**What you are asked to do**
Images are not part of the copy; write out the rest of the data exactly as given.
━━━ Collected data
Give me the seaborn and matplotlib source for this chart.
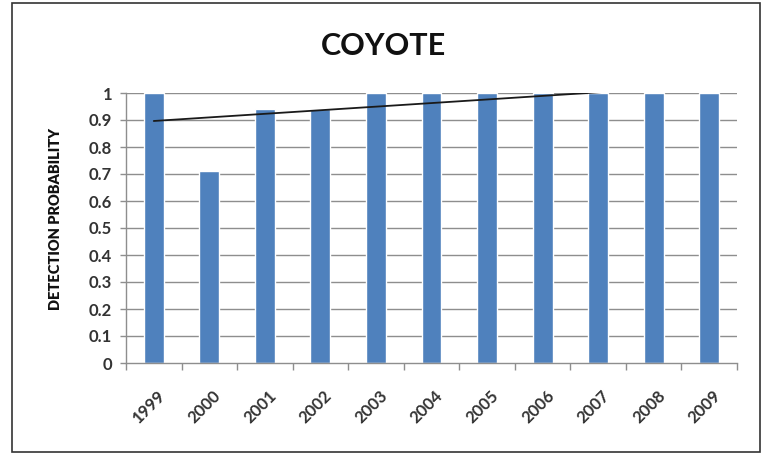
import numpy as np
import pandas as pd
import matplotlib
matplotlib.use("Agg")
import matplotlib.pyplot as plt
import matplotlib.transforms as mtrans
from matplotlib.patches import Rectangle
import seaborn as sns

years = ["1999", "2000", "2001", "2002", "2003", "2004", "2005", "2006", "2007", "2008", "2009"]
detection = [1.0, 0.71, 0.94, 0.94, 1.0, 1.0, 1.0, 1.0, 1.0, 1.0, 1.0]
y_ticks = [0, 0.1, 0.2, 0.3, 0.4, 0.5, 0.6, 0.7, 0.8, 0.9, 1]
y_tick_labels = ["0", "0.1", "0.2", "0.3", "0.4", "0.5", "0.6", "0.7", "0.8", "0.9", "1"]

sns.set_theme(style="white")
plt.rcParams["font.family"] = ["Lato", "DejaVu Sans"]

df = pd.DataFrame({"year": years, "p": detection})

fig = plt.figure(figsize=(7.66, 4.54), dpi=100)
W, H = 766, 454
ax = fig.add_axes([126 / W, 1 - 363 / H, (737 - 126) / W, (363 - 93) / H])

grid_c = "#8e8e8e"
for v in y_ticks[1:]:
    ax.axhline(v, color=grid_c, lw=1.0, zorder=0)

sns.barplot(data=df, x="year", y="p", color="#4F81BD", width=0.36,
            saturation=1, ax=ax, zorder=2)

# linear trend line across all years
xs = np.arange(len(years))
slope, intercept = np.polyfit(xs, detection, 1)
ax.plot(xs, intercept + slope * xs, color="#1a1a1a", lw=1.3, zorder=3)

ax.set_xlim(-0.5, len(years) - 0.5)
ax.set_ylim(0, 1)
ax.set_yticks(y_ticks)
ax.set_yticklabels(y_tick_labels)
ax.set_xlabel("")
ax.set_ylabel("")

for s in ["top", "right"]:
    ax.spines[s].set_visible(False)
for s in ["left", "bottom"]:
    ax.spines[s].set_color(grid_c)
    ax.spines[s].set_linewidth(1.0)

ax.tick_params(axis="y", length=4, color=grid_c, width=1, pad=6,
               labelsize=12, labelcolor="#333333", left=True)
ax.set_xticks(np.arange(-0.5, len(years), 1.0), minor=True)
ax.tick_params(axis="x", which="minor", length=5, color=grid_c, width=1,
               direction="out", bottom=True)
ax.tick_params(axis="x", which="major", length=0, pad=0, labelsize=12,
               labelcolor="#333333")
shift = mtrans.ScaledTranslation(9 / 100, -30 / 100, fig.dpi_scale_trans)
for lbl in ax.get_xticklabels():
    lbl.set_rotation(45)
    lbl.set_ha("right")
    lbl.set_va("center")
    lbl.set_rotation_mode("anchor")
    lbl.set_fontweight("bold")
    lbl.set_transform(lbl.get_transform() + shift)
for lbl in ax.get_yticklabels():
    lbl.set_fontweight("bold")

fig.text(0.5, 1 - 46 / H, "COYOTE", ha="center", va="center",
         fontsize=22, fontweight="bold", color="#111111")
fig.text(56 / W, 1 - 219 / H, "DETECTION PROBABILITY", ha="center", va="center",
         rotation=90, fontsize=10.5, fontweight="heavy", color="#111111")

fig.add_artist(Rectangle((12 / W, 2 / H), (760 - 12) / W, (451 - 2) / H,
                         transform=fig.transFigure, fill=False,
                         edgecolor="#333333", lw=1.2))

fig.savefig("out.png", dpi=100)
━━━━━━
**Output for this exercise**
Give me the seaborn and matplotlib source for this chart.
import numpy as np
import pandas as pd
import matplotlib
matplotlib.use("Agg")
import matplotlib.pyplot as plt
import matplotlib.transforms as mtrans
from matplotlib.patches import Rectangle
import seaborn as sns

years = ["1999", "2000", "2001", "2002", "2003", "2004", "2005", "2006", "2007", "2008", "2009"]
detection = [1.0, 0.71, 0.94, 0.94, 1.0, 1.0, 1.0, 1.0, 1.0, 1.0, 1.0]
y_ticks = [0, 0.1, 0.2, 0.3, 0.4, 0.5, 0.6, 0.7, 0.8, 0.9, 1]
y_tick_labels = ["0", "0.1", "0.2", "0.3", "0.4", "0.5", "0.6", "0.7", "0.8", "0.9", "1"]

sns.set_theme(style="white")
plt.rcParams["font.family"] = ["Lato", "DejaVu Sans"]

df = pd.DataFrame({"year": years, "p": detection})

fig = plt.figure(figsize=(7.66, 4.54), dpi=100)
W, H = 766, 454
ax = fig.add_axes([126 / W, 1 - 363 / H, (737 - 126) / W, (363 - 93) / H])

grid_c = "#8e8e8e"
for v in y_ticks[1:]:
    ax.axhline(v, color=grid_c, lw=1.0, zorder=0)

sns.barplot(data=df, x="year", y="p", color="#4F81BD", width=0.36,
            saturation=1, ax=ax, zorder=2)

# linear trend line across all years
xs = np.arange(len(years))
slope, intercept = np.polyfit(xs, detection, 1)
ax.plot(xs, intercept + slope * xs, color="#1a1a1a", lw=1.3, zorder=3)

ax.set_xlim(-0.5, len(years) - 0.5)
ax.set_ylim(0, 1)
ax.set_yticks(y_ticks)
ax.set_yticklabels(y_tick_labels)
ax.set_xlabel("")
ax.set_ylabel("")

for s in ["top", "right"]:
    ax.spines[s].set_visible(False)
for s in ["left", "bottom"]:
    ax.spines[s].set_color(grid_c)
    ax.spines[s].set_linewidth(1.0)

ax.tick_params(axis="y", length=4, color=grid_c, width=1, pad=6,
               labelsize=12, labelcolor="#333333", left=True)
ax.set_xticks(np.arange(-0.5, len(years), 1.0), minor=True)
ax.tick_params(axis="x", which="minor", length=5, color=grid_c, width=1,
               direction="out", bottom=True)
ax.tick_params(axis="x", which="major", length=0, pad=0, labelsize=12,
               labelcolor="#333333")
shift = mtrans.ScaledTranslation(9 / 100, -30 / 100, fig.dpi_scale_trans)
for lbl in ax.get_xticklabels():
    lbl.set_rotation(45)
    lbl.set_ha("right")
    lbl.set_va("center")
    lbl.set_rotation_mode("anchor")
    lbl.set_fontweight("bold")
    lbl.set_transform(lbl.get_transform() + shift)
for lbl in ax.get_yticklabels():
    lbl.set_fontweight("bold")

fig.text(0.5, 1 - 46 / H, "COYOTE", ha="center", va="center",
         fontsize=22, fontweight="bold", color="#111111")
fig.text(56 / W, 1 - 219 / H, "DETECTION PROBABILITY", ha="center", va="center",
         rotation=90, fontsize=10.5, fontweight="heavy", color="#111111")

fig.add_artist(Rectangle((12 / W, 2 / H), (760 - 12) / W, (451 - 2) / H,
                         transform=fig.transFigure, fill=False,
                         edgecolor="#333333", lw=1.2))

fig.savefig("out.png", dpi=100)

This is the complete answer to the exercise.